The readings for this Sunday encourage us to take action in helping one another with our problems. The trajectory of the readings takes us through our approach to this Christian outreach.
The first reading gives us the sometimes harsh justice and bluntness that the Old Testament often provides. It tells us that if we tell a wicked person that they are wicked but do not seek to help them alter their life, then God will hold us responsible for their downfall. However, if we do seek to help the wicked, even if they refuse, God will not deride us. Rather, in this "you shall save yourself."
Our second reading gives us a chance to associate self-preservation with this challenge to help others. Surely, we all take great care to set out an attractive life for ourselves. To varying levels of success, we seek to know ourselves well enough to learn those things that we must improve on. I have found myself to be too often deficient in compassion, and I have learned that I am compassionate toward newer friends -- whether week to week with high schoolers at Vision or those people I meet day-by-day -- but am too short with my closer friends. We usually take these words of Paul -- "You shall love your neighbor as yourself." -- as something like "treat others how you'd like to be treated," but why not incorporate some sense of self-help into this? If we seek to treat ourselves with a sense of self-improvement and care, let's offer ourselves to others in this way.

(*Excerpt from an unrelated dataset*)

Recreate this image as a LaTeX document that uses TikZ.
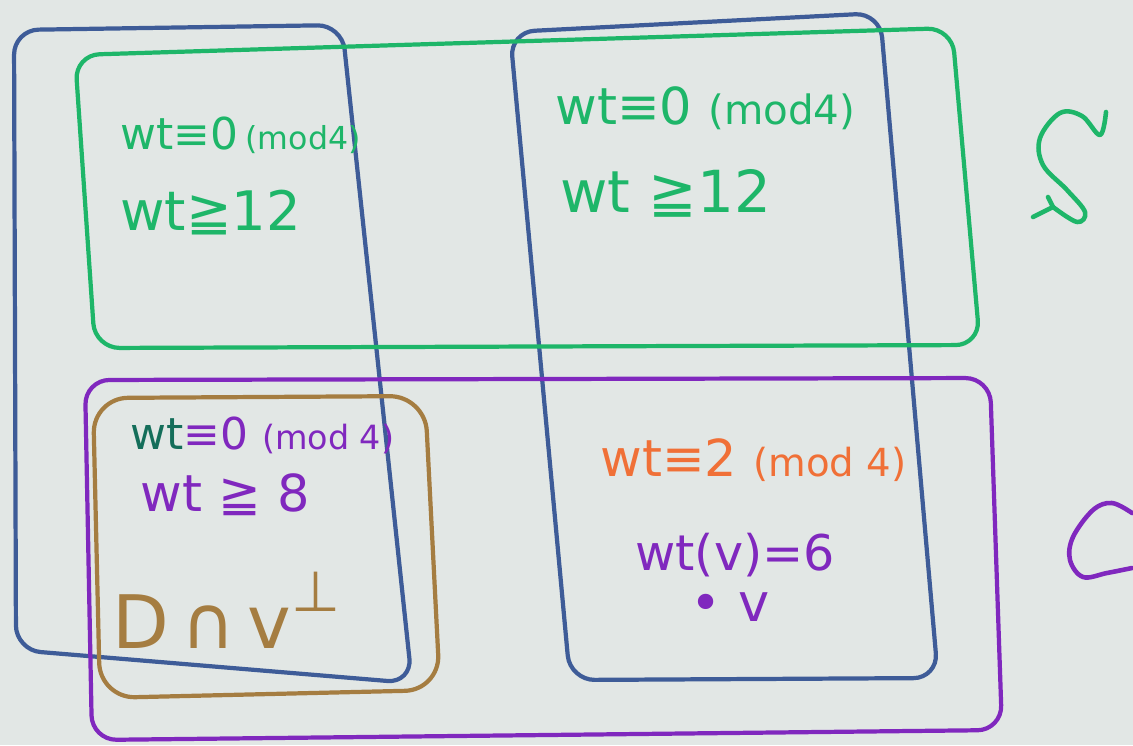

It's hard for Catholics who don't espouse an exuberant evangelism of biblical stories and verses and specific preaching points. However, our Christian living can involve some of this. One way that I've come to understand as a way that can work for me is providing an example. To use a gardening analogy, I try to keep my grass green and my flowerbeds bright. My hope is that people will see my landscape and seek to improve their own, whether through conversation with me or without my ever knowing. The challenge here is to not be entirely passive. I have no secret formula for that.
There is no secret formula for any of us. We want to be independent, individualistic, self-sufficient. We don't want the help. We don't want people to act high and mighty or holy-roller-ish or condescending. But hopefully, we can build friendships and relationships of love where the times we must call each other out or pose challenges can come from a genuine, established place of love that mitigates the aversion to help that we can sometimes cling to. For as Jesus tells us this Sunday, and always, "Where two or three are gathered together in my name, there am I in the midst of them."
May we remember that as we love one another and as we criticize and confront one another, especially if we build relationships for love and not popularity or superficial means, that Christ is there with us and in us.